I would be much more worried if business was facing a liquidity crunch and had no cash resources available for investment. But this is not the case. While there is certainly a problem with small companies - those with cash needs of 100,000 or less - "corporate UK" is not strapped for cash.

Figures earlier this month showed that the net rate of return on capital for non financial companies rose from 11 per cent to 11.6 per cent between the first and second quarters. The rate of return on capital is well ahead of the cost of capital. In addition, sharp cost cutbacks in 2008-9 and investment pullbacks have enabled firms to improve corporate liquidity.
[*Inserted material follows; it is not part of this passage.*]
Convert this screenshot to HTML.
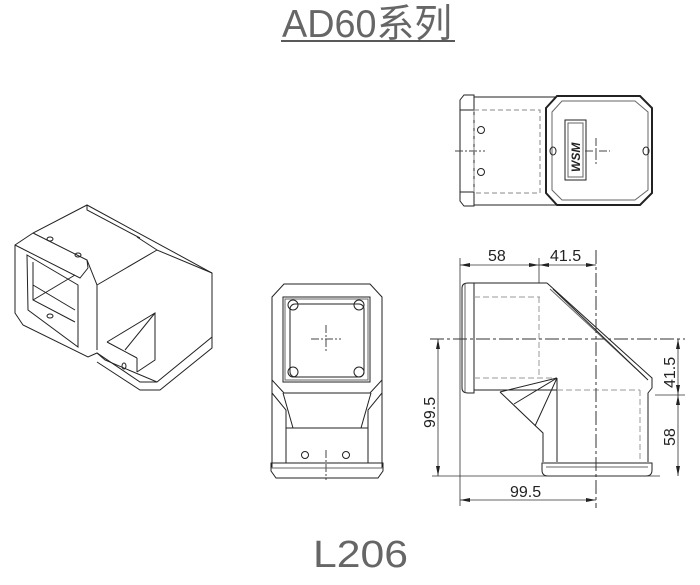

This points to a relatively early business investment pick-up - and one not as dependent as initially feared on an upturn in bank lending.After falling 23 per cent year-on year in the fourth quarter of last year, Citigroup economist Michael Saunders expects business investment will be up between 9 and 10 per cent year-on-year in the current quarter and that it will maintain a similar pace in the first three months of 2011.

Last week the British Chambers of Commerce reported that capacity use is rising and is above average in both the manufacturing and service sectors. Investment intentions have also picked up sharply over the past year among both small and large firms. A survey of chief financial officers by accountancy giant Deloitte also shows a sharp improvement in investment intentions. "Profitability has held up relatively well in this downturn," says Saunders. "Now, with investment very low, capacity use above average and corporate liquidity rising markedly, we expect that business investment is likely to rebound relatively early."

And across the quoted company sector there is growing confidence about prospects in 2011. The bottom-up consensus forecast among equity analysts for medium-term profit growth by UK companies has surged from 4.2 per cent year-on-year 12 months ago to 15.9 per cent now. Recent readings are said to be the most optimistic since records began more than 20 years ago. This might be put down to the irrational exuberance of "teenage scribblers". Saunders reckons it reflects greater confidence among the companies analysts are talking to. Prospects may not be as dire as many fear.